**Stated task**
Would you retype, exactly and without the pictures, the lines between the line holding "Convert this chart" and the line holding "import * as", inclusive, and nothing else?

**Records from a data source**

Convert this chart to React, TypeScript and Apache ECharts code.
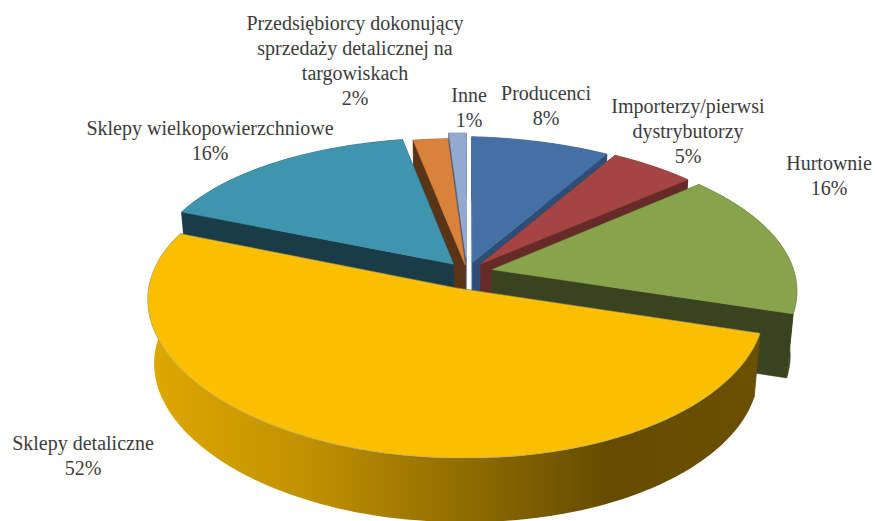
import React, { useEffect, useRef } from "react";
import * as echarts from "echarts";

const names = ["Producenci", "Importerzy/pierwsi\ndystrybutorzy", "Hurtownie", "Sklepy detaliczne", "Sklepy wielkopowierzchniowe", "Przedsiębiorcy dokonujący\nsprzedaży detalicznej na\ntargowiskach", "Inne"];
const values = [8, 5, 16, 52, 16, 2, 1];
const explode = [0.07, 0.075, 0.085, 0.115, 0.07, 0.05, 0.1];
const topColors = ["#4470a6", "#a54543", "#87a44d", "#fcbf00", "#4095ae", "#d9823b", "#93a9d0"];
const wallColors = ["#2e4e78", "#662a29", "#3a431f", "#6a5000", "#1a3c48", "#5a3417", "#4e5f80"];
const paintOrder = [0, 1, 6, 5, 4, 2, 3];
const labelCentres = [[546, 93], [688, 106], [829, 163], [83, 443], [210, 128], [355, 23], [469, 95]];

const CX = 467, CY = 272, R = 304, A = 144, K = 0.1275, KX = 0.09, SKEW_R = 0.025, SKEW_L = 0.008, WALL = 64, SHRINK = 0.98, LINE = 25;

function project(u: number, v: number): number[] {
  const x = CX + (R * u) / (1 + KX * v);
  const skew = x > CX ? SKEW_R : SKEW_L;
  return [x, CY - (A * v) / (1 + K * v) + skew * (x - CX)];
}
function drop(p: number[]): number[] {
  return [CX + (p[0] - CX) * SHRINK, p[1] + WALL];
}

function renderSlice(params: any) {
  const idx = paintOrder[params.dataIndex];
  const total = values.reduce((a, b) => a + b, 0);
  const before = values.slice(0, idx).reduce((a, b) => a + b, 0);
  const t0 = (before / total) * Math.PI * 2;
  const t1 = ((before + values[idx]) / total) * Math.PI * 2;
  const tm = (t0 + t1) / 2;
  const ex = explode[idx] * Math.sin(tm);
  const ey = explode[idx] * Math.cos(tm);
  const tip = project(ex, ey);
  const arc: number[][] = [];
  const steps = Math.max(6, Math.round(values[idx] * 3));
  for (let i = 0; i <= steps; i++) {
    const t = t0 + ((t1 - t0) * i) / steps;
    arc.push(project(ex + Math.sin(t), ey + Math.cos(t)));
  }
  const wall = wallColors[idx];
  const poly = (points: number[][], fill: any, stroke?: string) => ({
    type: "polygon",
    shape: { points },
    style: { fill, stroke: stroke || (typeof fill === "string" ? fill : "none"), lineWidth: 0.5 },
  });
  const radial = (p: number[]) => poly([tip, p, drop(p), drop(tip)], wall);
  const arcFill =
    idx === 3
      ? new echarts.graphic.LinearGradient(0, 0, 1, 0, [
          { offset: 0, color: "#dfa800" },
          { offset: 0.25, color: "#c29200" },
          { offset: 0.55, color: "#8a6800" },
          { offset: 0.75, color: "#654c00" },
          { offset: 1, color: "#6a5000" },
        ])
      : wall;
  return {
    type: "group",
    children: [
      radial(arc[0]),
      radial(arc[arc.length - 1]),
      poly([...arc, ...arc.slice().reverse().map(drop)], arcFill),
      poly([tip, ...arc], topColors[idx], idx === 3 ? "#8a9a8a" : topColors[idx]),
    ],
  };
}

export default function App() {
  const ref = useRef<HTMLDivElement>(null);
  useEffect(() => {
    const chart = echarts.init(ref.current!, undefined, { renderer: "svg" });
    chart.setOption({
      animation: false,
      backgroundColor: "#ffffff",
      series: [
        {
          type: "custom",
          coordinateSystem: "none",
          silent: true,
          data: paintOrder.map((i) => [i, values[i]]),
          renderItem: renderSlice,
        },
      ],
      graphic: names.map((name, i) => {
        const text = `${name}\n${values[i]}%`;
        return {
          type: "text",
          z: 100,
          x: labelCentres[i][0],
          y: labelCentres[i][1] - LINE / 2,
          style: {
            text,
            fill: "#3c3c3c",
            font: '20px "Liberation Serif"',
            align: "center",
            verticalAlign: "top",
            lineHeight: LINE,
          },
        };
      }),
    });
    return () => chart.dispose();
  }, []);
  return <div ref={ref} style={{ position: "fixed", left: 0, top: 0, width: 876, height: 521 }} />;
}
==
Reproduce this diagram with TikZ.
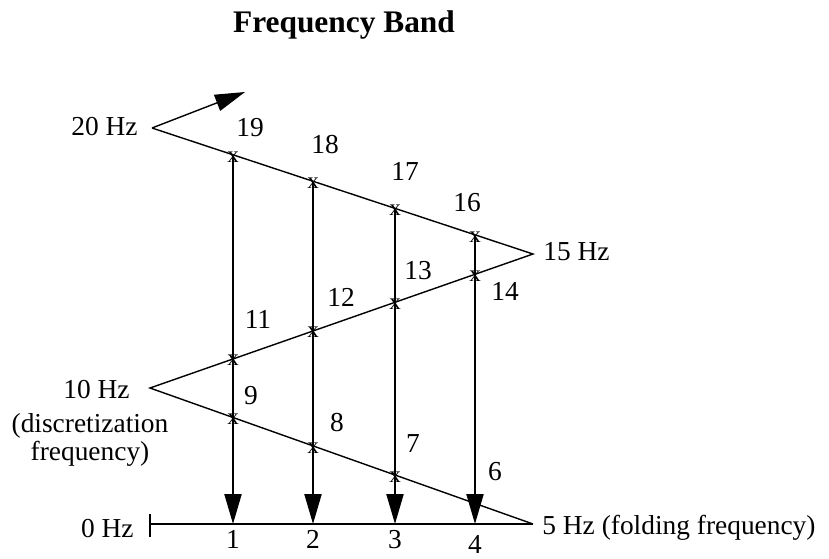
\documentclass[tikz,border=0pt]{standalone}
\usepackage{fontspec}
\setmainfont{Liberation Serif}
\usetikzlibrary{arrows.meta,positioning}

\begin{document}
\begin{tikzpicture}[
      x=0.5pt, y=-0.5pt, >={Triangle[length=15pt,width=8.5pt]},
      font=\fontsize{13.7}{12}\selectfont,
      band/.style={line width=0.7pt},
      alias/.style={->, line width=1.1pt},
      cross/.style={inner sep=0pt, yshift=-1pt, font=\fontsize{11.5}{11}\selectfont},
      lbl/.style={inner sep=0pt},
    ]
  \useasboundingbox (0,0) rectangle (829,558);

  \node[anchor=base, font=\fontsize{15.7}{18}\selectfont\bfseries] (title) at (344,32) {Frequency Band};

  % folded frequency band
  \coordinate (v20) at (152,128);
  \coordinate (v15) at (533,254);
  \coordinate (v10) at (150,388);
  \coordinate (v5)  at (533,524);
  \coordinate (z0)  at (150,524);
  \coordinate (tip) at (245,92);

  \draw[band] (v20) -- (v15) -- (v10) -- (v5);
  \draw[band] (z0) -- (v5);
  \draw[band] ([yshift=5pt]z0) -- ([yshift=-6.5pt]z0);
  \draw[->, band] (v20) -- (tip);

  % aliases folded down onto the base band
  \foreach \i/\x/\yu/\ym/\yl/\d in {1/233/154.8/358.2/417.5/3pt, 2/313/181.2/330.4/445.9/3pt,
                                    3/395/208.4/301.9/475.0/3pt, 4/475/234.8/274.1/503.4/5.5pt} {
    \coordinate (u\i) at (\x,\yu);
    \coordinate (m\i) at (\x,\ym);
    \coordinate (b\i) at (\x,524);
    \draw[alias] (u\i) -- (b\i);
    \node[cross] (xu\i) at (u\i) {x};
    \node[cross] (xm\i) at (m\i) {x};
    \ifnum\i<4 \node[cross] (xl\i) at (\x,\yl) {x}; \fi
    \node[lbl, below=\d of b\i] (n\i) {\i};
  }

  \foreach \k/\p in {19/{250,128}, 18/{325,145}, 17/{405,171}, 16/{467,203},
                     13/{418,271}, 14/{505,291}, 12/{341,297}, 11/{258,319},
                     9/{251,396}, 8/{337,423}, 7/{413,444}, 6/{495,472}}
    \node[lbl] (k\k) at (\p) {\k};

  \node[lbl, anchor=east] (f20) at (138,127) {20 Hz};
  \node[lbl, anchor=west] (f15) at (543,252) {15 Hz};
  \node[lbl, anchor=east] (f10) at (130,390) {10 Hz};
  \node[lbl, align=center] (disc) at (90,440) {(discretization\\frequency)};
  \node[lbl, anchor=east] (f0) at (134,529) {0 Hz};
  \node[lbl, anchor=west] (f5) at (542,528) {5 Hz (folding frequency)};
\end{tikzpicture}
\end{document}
...
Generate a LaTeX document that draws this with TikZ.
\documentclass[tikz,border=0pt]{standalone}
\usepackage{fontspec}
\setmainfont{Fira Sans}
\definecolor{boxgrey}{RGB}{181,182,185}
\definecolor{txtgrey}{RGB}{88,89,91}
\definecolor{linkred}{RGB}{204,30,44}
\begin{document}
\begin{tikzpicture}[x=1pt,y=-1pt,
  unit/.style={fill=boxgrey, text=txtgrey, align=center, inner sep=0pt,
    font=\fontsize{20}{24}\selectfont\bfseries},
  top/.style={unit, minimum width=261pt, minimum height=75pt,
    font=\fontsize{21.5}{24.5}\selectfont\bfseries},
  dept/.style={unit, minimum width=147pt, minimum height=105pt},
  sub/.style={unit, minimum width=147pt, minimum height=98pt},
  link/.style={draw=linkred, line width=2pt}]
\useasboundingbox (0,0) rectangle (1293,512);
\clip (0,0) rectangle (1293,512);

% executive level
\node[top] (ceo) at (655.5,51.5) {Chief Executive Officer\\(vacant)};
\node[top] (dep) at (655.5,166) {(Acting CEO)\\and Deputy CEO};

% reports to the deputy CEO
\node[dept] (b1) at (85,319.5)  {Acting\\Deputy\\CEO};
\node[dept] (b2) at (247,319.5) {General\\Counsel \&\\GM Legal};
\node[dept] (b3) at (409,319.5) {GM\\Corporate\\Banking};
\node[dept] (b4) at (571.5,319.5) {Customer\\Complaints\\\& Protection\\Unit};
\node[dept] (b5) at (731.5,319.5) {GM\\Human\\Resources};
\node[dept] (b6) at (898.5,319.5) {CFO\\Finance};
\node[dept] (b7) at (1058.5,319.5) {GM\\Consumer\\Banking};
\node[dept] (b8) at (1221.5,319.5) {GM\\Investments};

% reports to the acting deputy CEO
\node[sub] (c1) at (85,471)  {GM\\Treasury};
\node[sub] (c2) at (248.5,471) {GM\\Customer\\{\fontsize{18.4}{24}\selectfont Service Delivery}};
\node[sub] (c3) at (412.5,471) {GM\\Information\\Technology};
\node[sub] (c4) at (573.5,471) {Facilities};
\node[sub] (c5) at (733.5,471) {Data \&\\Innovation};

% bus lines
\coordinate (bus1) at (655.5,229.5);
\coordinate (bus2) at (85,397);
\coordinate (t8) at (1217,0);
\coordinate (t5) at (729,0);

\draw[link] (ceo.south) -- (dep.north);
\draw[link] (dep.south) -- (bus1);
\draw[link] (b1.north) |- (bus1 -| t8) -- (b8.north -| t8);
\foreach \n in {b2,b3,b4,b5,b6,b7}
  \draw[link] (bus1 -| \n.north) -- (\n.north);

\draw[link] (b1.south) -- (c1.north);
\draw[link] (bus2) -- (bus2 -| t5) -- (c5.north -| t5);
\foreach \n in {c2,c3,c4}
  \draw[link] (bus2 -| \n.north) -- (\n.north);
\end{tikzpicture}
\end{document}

**Response**
Convert this chart to React, TypeScript and Apache ECharts code.
import React, { useEffect, useRef } from "react";
import * as echarts from "echarts";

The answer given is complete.